3 Arundina graminifolia (bamboo orchid)

*6/16 All three still in their purchase bags. Two of the cuttings I have put a hole big enough for the new shoot to come through. The shoots are still very tiny. I've hardly had to give any water. Bags keep the humidity high. Nothing out of the third but it's still green.

2 Alpinia purpurata (red ginger)

*6/8 One Alpinia has one shoot just starting, the other has two little, skinny ones coming up. Growth is quite slow. Just like the orchids, I cut a hole above each one for them to grow through.

Seeds

3 Ipomoea pescaprae (beach morning glory)

*6/6 I dug in to check to make sure they haven't gotten moldy. One has started to send out a short root. The other two still look viable but haven't emerged.

*6/12 A single seedling has emerged from the sandy loam. Removed plastic wrap. Turn the container once a day to keep the stem from becoming crooked from fallowing the sunlight.

3 Litchi chinensis (lychee) 

*6/6 Changed lychee bowl and paper towel. The green mold is tenacious. Even diluted bleach isn't killing it.

*6/14 I think the mold might have killed the seedlings. I'm letting the seeds dry so the mold may die but I don't know if that would help. If anyone knows a good fungicide safe for plants I'd appreciate some tips.

#? Psidium guajava (common guava)

*6/5 Guava has started germination in the baggie. One week earlier than expected.

*6/16 Very green and healthy sprouts. Count at least twenty. Put all the sprouted ones into a plastic pot of potting soil with 1/4 sand. Plastic wrap until seedlings get close to top; put on warm mat again. The ones that haven't sprouted are back in a clean bag and paper towel. Six were thrown out because they were rotting.

#? Carica papaya (Hawaiian papaya)

*6/4 I planted the papaya sprouts in the same loam mix as the guava has. Light covering of soil. Plastic wrap on the top and replaced on the mat.

*6/16 Papaya seedlings are growing great. I have to turn these around twice a day because they turn to the sun so quickly. I count 19. They are watered only when the loam is barely damp to the touch.
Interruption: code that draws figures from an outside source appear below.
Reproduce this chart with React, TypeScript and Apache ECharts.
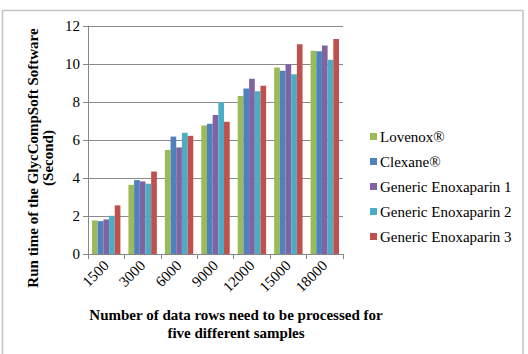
import React, { useEffect, useRef } from "react";
import * as echarts from "echarts";

const categories = ["1500", "3000", "6000", "9000", "12000", "15000", "18000"];
const seriesNames = [
  "Lovenox®",
  "Clexane®",
  "Generic Enoxaparin 1",
  "Generic Enoxaparin 2",
  "Generic Enoxaparin 3",
];
const lovenox = [1.77, 3.64, 5.48, 6.76, 8.32, 9.81, 10.7];
const clexane = [1.73, 3.89, 6.18, 6.85, 8.71, 9.64, 10.67];
const generic1 = [1.82, 3.82, 5.61, 7.32, 9.23, 9.99, 10.98];
const generic2 = [2.01, 3.7, 6.38, 7.99, 8.57, 9.46, 10.23];
const generic3 = [2.56, 4.34, 6.22, 6.96, 8.85, 11.04, 11.32];
const colors = ["#9BBB59", "#4F81BD", "#8064A2", "#4BACC6", "#C0504D"];

const FONT = "Liberation Serif";

export default function App() {
  const ref = useRef<HTMLDivElement>(null);

  useEffect(() => {
    if (!ref.current) return;
    const chart = echarts.init(ref.current, undefined, { renderer: "svg" });
    const values = [lovenox, clexane, generic1, generic2, generic3];
    chart.setOption({
      animation: false,
      backgroundColor: "#ffffff",
      textStyle: { fontFamily: FONT },
      graphic: [
        {
          type: "rect",
          shape: { x: 2.5, y: 10.5, width: 520.5, height: 350 },
          style: { fill: "none", stroke: "#c4c4c4", lineWidth: 1.5 },
          silent: true,
        },
        {
          type: "text",
          x: 40,
          y: 158,
          rotation: Math.PI / 2,
          style: {
            text: "Run time of the GlycCompSoft Software\n(Second)",
            fontFamily: FONT,
            fontWeight: "bold",
            fontSize: 15,
            lineHeight: 15,
            fill: "#000",
            align: "center",
            verticalAlign: "middle",
          },
        },
        {
          type: "text",
          x: 236,
          y: 324,
          style: {
            text: "Number of data rows need to be processed for\nfive different samples",
            fontFamily: FONT,
            fontWeight: "bold",
            fontSize: 15,
            lineHeight: 18,
            fill: "#000",
            align: "center",
            verticalAlign: "middle",
          },
        },
      ],
      legend: {
        orient: "vertical",
        left: 365,
        top: 124,
        itemWidth: 7,
        itemHeight: 7,
        itemGap: 10,
        icon: "rect",
        textStyle: { fontFamily: FONT, fontSize: 15, color: "#000", padding: [0, 0, 0, -2] },
        data: seriesNames,
      },
      grid: { left: 88, right: 185, top: 26, bottom: 100 },
      xAxis: {
        type: "category",
        data: categories,
        axisLine: { lineStyle: { color: "#888", width: 1 } },
        axisTick: { show: true, length: 5, lineStyle: { color: "#888" } },
        axisLabel: {
          rotate: 45,
          fontFamily: FONT,
          fontSize: 15,
          color: "#000",
          margin: 9,
        },
      },
      yAxis: {
        type: "value",
        min: 0,
        max: 12,
        interval: 2,
        axisLine: { show: true, lineStyle: { color: "#888", width: 1 } },
        axisTick: { show: true, length: 5, lineStyle: { color: "#888" } },
        splitLine: { lineStyle: { color: "#8a8a8a", width: 1 } },
        axisLabel: { fontFamily: FONT, fontSize: 15, color: "#000", margin: 8 },
      },
      series: seriesNames.map((name, i) => ({
        name,
        type: "bar",
        data: values[i],
        itemStyle: { color: colors[i] },
        barGap: "0%",
        barCategoryGap: "22%",
      })),
    });
    return () => chart.dispose();
  }, []);

  return (
    <div
      ref={ref}
      style={{ position: "fixed", left: 0, top: 0, width: 528, height: 354 }}
    />
  );
}
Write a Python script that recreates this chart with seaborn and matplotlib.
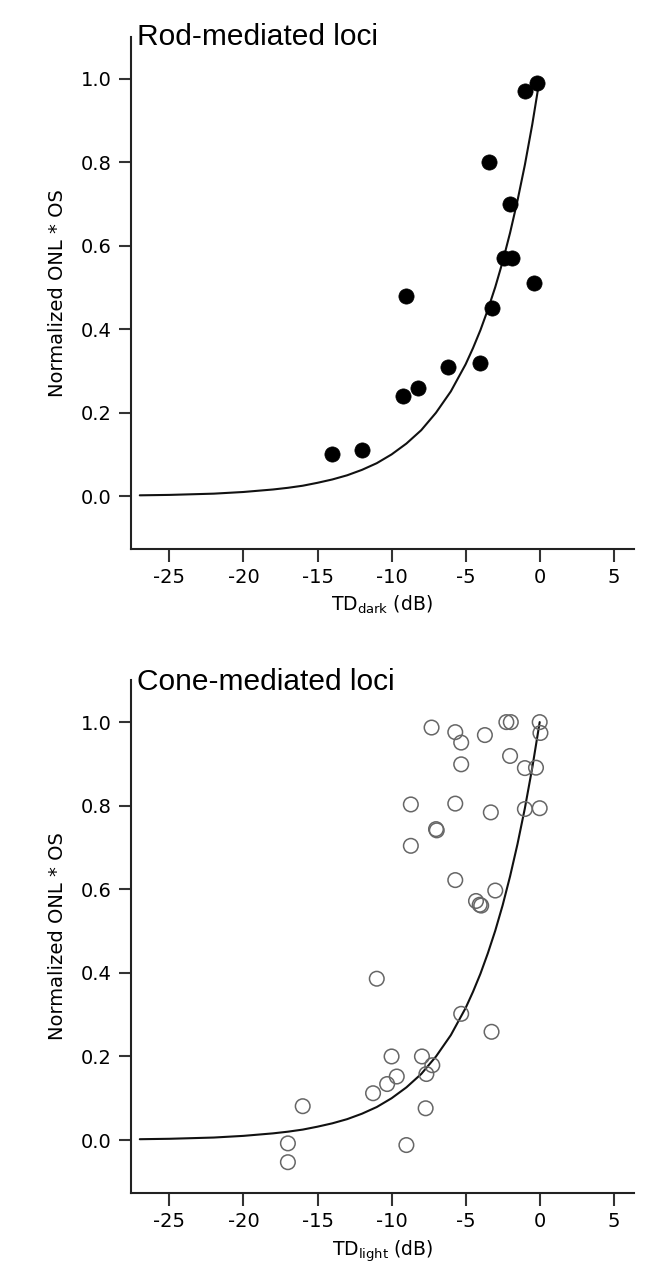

 Passiflora edulis (yellow)

*6/3 soaking in water over the heat mat. Next day, put on top of moist paper towel inside a sealed plastic bag. Replaced on mat.

*6/13 1st sprout. Got two on the 15th.

 Passiflora edulis (red)

 6/9 Soaking same way as the "yellow." Placed in baggie next day. Still waiting on results.

 Plumeria

 6/9 Soaking in warm water with plastic wrap on the top. Bowl placed on mat. Placed in bag on a moist paper towel the very next day.

 6/16 Changed the bag and paper towel for clean ones.


 Coffee Beans

 6/9 Soaking the beans in warm water. Put in baggie the next day.

 6/14 Already getting quite moldy. Cut the bag open for ventilation but they'll need something to kill and protect against fungi...some are already dying.



 Will keep updating.


----------



## J Morningstar

I have grown many lychee from seeds, if one buys fresh lychee "nuts" from their grocer when they are in season, this is easy.
I have done it in millipede enclosures (till eventually it was devoured at 6 inches)and my garden. You eat the fruit from around the pit, try to find "face up" like an elongated egg, then place a half inch or so down in regular tropical potting mix, and keep in a warm humid shelf, with orchids or at least their terms. And you will most likely in a matter of weeks have an umbrella like tiny tree! I have been able to keep one for about a year, but they are very sensitive to drought, and with a woodburning stove heating a subzerodegree winter, dryness can come quick. I'll try again soon...


----------



## ZergFront

Took a peek at the guava in the planter today and looks like the first three are popping up. Young plants are so cute. Especially cactus pups. 

 I just got this fish oil fertilizer and it smells worse than dead crickets! BUT it does wonders for our gardem. Use very little because it is very strong.


----------



## J Morningstar

I've used similar fertilizers...they stink, a lot.


----------